>> Begin PROVIDED DATA

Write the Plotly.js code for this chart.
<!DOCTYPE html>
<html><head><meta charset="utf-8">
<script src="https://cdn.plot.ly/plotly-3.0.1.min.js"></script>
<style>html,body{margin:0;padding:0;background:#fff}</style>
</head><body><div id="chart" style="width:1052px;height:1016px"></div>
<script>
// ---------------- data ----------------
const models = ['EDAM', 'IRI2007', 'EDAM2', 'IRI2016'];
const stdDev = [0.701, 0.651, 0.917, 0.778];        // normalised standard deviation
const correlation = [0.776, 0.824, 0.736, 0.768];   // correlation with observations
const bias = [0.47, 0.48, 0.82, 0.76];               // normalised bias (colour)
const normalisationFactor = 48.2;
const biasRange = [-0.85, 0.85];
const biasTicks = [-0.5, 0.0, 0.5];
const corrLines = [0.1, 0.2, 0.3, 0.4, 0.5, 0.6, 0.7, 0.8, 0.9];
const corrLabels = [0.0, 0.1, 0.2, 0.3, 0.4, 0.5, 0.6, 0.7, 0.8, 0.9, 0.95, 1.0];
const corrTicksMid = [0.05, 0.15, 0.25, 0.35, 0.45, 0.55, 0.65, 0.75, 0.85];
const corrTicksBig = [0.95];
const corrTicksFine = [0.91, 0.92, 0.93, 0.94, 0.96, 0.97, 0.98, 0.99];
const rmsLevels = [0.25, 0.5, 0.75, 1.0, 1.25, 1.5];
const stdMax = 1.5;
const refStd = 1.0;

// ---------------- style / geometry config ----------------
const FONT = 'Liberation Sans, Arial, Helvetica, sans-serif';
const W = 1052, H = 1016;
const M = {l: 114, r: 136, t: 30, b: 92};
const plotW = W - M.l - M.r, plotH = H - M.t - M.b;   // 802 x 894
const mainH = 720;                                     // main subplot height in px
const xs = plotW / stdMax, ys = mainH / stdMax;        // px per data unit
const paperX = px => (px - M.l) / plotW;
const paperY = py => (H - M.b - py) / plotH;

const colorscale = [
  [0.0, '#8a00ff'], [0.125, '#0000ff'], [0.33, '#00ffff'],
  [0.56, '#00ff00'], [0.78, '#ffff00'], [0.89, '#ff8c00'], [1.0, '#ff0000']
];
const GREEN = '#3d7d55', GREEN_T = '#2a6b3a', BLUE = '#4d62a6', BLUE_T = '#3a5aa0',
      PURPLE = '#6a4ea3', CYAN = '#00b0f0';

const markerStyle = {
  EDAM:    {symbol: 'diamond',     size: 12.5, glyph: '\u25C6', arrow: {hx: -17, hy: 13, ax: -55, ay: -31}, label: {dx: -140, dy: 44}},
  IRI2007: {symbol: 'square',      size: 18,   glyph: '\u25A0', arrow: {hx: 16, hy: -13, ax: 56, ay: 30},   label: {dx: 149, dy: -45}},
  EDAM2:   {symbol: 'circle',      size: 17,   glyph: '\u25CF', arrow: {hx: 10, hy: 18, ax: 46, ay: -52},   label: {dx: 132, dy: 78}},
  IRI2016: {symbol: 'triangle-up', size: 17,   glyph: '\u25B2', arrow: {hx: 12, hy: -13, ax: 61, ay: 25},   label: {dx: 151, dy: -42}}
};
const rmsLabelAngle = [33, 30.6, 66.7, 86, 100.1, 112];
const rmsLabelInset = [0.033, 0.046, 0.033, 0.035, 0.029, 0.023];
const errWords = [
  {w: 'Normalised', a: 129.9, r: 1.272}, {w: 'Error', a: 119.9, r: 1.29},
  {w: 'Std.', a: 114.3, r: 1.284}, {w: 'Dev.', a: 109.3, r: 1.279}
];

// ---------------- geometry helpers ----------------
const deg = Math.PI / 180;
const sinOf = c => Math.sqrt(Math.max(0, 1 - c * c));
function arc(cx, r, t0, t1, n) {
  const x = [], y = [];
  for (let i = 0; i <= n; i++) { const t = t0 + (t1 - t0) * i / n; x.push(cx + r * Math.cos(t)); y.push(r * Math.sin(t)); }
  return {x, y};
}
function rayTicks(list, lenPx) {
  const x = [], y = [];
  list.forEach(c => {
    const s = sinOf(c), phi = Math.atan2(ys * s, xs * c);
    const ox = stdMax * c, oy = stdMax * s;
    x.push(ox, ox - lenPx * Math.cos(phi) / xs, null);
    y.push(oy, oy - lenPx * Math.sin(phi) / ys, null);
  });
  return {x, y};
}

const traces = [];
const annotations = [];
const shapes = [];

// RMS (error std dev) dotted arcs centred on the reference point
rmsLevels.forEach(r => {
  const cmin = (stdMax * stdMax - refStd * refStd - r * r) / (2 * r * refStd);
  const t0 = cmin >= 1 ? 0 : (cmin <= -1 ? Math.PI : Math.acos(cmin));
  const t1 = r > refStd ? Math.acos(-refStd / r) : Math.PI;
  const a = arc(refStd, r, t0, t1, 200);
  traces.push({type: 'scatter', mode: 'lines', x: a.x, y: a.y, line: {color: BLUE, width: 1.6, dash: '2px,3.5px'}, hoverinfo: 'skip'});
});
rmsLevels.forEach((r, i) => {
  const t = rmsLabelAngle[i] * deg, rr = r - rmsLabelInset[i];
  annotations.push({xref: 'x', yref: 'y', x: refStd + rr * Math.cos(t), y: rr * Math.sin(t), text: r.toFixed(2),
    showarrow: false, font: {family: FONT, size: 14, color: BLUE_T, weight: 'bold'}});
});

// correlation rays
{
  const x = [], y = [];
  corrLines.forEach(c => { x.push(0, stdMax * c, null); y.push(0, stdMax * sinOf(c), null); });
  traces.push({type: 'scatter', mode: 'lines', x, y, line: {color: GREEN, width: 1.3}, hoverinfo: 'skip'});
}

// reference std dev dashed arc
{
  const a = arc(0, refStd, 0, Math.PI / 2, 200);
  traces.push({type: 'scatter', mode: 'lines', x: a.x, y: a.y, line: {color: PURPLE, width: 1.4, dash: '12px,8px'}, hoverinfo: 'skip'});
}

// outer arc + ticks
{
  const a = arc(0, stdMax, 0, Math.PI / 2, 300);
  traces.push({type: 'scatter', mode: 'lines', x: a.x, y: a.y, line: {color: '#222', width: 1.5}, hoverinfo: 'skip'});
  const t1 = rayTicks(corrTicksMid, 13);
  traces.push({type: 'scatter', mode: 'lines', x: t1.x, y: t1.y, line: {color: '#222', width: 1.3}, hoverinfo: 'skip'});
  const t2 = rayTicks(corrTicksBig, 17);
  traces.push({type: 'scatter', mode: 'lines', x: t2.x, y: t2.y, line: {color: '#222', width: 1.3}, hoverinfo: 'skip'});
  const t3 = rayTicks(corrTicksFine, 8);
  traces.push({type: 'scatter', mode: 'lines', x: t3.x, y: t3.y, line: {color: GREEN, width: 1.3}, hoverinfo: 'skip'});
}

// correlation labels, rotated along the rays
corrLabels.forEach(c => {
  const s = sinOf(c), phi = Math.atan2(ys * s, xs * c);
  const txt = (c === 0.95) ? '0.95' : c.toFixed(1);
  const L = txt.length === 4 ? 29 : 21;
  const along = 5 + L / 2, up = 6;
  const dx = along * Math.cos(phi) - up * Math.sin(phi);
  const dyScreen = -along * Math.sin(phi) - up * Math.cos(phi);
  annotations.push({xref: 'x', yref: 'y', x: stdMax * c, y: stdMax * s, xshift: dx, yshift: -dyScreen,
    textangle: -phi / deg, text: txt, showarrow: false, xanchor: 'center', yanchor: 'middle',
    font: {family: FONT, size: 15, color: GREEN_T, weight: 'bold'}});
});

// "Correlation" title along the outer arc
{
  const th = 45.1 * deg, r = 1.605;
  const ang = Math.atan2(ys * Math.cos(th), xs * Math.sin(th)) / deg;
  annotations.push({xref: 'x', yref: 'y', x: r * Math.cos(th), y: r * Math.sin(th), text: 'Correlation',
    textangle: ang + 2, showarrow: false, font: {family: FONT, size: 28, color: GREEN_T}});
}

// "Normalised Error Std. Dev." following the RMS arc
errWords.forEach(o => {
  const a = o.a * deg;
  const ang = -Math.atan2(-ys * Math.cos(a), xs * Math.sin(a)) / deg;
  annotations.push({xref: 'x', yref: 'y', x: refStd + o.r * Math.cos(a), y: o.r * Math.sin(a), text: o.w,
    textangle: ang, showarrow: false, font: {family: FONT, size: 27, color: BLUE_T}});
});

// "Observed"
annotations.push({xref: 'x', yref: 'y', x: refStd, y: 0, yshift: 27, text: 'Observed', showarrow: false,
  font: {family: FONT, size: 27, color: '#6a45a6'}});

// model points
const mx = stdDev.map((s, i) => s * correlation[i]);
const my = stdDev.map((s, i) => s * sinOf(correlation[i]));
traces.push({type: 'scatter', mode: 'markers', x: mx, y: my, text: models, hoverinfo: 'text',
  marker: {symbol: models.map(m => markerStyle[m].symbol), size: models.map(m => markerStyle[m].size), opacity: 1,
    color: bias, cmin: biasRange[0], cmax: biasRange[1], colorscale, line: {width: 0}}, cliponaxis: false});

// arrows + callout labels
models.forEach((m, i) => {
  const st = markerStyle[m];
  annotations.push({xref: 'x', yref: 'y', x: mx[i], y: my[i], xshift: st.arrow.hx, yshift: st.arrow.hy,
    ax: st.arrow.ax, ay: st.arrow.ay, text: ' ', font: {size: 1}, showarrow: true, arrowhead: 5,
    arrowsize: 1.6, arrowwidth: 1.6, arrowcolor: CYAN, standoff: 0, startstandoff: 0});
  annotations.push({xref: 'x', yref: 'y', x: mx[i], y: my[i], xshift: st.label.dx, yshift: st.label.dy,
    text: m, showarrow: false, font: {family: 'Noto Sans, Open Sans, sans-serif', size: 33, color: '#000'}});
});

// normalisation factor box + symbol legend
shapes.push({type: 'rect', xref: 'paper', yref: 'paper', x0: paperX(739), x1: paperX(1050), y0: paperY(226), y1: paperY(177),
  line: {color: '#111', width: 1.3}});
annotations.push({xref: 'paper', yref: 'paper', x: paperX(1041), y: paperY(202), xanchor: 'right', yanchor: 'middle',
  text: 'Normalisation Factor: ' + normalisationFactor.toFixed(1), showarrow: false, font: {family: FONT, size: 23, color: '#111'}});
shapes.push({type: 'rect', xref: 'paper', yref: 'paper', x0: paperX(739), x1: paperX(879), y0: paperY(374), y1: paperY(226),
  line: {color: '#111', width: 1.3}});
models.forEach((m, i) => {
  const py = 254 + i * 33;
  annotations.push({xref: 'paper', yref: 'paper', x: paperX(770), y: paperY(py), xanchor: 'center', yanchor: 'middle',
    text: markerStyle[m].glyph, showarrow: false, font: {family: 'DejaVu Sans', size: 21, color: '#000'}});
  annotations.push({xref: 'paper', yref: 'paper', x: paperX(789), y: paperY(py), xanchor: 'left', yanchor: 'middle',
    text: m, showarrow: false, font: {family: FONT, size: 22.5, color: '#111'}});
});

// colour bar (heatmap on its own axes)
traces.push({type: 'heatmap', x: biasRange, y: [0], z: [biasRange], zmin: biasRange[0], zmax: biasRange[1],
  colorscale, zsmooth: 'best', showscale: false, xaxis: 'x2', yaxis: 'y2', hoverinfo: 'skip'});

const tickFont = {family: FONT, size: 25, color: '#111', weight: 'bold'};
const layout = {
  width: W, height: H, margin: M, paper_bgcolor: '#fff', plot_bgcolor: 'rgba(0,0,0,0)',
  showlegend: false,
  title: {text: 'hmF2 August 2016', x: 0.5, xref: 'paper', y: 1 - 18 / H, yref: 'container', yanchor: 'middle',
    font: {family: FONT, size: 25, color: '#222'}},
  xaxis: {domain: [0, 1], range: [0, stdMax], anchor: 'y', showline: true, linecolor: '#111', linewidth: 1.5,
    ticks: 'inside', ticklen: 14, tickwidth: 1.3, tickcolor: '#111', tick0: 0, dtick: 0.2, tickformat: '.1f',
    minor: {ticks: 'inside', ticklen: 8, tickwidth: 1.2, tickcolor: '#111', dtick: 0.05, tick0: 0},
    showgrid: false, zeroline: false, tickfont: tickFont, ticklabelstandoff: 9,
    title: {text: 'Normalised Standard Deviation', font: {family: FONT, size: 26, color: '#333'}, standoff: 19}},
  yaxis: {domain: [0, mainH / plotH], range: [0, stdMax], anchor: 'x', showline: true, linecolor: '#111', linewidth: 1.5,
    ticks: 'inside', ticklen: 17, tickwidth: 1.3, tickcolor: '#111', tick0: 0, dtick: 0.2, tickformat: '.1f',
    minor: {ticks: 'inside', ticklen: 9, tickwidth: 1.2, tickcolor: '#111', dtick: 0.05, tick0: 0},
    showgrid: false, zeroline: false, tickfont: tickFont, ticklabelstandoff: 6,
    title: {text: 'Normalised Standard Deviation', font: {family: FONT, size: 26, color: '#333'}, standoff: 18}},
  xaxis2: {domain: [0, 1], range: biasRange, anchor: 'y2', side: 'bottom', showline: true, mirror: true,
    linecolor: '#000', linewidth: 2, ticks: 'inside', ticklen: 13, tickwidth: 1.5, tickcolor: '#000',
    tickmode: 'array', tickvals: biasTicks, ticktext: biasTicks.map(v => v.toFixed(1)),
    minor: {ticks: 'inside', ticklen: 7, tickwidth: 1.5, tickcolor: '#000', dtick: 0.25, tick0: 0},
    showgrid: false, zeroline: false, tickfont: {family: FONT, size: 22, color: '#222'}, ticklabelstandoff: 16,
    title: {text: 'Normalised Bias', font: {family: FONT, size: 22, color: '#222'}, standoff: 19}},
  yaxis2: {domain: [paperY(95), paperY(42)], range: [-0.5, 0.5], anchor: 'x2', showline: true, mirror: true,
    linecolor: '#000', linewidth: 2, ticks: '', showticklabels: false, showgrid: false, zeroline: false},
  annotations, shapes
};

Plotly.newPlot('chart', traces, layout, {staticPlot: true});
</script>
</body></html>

>> End PROVIDED DATA

TASK DESCRIPTION — Return exactly the leading lines of the listing, stopping after the line in which "const refStd = 1.0;" occurs.

OUTPUT FOR THIS TASK —
Write the Plotly.js code for this chart.
<!DOCTYPE html>
<html><head><meta charset="utf-8">
<script src="https://cdn.plot.ly/plotly-3.0.1.min.js"></script>
<style>html,body{margin:0;padding:0;background:#fff}</style>
</head><body><div id="chart" style="width:1052px;height:1016px"></div>
<script>
// ---------------- data ----------------
const models = ['EDAM', 'IRI2007', 'EDAM2', 'IRI2016'];
const stdDev = [0.701, 0.651, 0.917, 0.778];        // normalised standard deviation
const correlation = [0.776, 0.824, 0.736, 0.768];   // correlation with observations
const bias = [0.47, 0.48, 0.82, 0.76];               // normalised bias (colour)
const normalisationFactor = 48.2;
const biasRange = [-0.85, 0.85];
const biasTicks = [-0.5, 0.0, 0.5];
const corrLines = [0.1, 0.2, 0.3, 0.4, 0.5, 0.6, 0.7, 0.8, 0.9];
const corrLabels = [0.0, 0.1, 0.2, 0.3, 0.4, 0.5, 0.6, 0.7, 0.8, 0.9, 0.95, 1.0];
const corrTicksMid = [0.05, 0.15, 0.25, 0.35, 0.45, 0.55, 0.65, 0.75, 0.85];
const corrTicksBig = [0.95];
const corrTicksFine = [0.91, 0.92, 0.93, 0.94, 0.96, 0.97, 0.98, 0.99];
const rmsLevels = [0.25, 0.5, 0.75, 1.0, 1.25, 1.5];
const stdMax = 1.5;
const refStd = 1.0;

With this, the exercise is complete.